#### DIRECTIVE:
With all pictures omitted, return verbatim the lines from the beginning of the records below through the line containing "import seaborn as sns".

#### STORED ROWS:
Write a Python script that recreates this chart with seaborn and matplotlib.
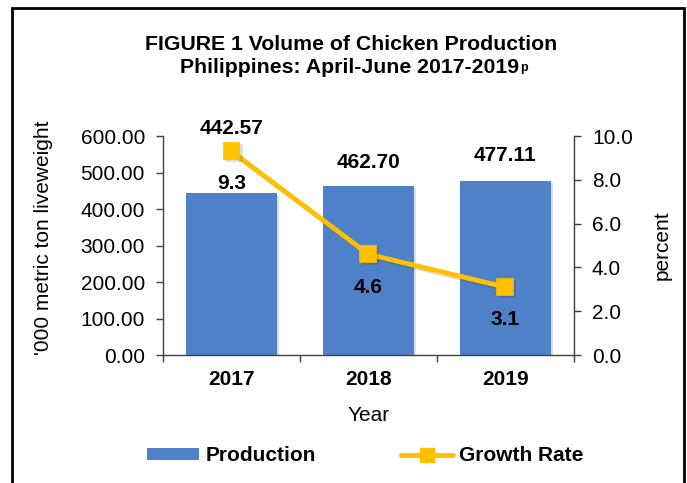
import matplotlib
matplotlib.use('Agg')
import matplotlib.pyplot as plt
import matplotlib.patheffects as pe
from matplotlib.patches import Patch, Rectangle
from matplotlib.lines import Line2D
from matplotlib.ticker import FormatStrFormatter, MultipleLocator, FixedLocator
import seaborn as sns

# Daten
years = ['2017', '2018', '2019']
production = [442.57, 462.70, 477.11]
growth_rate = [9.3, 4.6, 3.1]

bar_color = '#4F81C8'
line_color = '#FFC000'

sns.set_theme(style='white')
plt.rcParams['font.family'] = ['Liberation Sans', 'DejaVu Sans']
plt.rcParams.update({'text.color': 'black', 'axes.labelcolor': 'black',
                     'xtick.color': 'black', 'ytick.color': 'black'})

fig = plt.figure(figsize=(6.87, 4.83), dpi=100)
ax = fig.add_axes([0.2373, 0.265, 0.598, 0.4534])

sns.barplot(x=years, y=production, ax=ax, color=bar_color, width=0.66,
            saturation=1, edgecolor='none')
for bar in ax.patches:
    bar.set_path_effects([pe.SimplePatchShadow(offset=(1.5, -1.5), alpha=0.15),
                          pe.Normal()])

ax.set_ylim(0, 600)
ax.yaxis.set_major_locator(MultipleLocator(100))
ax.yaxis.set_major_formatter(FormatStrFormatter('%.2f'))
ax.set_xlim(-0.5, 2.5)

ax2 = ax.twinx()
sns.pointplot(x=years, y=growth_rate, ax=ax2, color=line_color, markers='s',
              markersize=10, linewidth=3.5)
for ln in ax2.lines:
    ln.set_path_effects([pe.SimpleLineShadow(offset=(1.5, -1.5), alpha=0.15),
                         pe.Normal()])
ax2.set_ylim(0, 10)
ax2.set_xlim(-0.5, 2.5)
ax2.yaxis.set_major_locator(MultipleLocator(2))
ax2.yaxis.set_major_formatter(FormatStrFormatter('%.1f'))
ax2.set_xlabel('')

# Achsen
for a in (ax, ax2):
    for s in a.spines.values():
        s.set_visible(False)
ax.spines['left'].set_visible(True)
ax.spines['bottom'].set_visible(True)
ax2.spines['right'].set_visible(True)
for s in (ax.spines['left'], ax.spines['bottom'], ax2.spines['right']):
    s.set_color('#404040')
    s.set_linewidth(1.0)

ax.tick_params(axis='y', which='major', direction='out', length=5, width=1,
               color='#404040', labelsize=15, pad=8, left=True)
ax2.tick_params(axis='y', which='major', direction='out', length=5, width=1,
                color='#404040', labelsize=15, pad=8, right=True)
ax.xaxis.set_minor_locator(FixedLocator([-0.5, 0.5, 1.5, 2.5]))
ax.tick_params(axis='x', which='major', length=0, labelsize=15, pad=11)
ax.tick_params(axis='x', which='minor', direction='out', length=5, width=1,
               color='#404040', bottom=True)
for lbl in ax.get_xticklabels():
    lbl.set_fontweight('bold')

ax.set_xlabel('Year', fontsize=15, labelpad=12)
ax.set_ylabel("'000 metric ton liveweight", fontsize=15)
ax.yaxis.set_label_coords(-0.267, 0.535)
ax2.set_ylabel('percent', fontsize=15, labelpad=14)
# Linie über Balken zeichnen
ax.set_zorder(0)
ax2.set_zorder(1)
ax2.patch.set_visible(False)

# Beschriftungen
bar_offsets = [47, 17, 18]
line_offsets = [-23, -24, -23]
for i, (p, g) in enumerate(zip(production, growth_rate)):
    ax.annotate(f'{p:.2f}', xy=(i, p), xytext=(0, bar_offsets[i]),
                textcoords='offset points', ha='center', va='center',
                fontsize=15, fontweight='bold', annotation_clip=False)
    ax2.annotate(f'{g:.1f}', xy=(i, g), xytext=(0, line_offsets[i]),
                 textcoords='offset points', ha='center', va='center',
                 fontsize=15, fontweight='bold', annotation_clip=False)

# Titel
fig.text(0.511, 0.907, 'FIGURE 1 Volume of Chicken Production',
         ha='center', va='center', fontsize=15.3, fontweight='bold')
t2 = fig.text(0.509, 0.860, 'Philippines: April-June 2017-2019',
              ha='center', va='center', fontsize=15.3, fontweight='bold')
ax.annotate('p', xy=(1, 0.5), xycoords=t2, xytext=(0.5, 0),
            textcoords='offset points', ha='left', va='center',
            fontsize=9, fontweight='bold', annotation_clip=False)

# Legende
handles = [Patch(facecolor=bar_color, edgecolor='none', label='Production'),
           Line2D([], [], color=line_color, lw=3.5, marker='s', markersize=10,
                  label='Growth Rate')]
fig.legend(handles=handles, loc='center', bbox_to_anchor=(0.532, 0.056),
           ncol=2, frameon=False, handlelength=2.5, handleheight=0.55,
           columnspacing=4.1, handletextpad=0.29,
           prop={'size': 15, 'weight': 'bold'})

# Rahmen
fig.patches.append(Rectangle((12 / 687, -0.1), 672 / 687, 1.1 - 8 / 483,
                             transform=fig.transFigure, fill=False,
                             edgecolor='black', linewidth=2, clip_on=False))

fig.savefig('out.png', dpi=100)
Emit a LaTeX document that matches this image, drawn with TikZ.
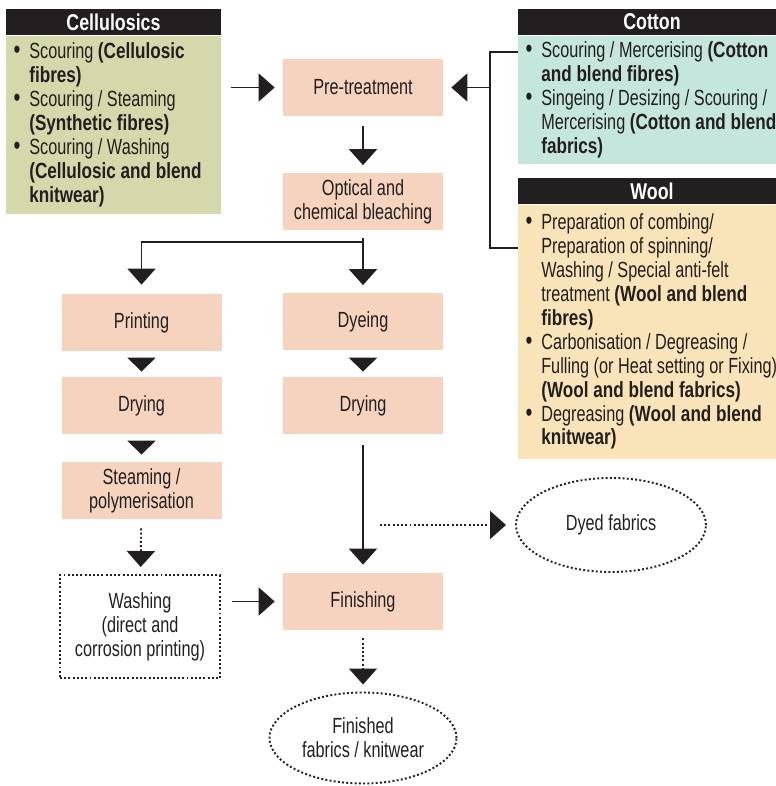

#### CORRECT ANSWER:
Write a Python script that recreates this chart with seaborn and matplotlib.
import matplotlib
matplotlib.use('Agg')
import matplotlib.pyplot as plt
import matplotlib.patheffects as pe
from matplotlib.patches import Patch, Rectangle
from matplotlib.lines import Line2D
from matplotlib.ticker import FormatStrFormatter, MultipleLocator, FixedLocator
import seaborn as sns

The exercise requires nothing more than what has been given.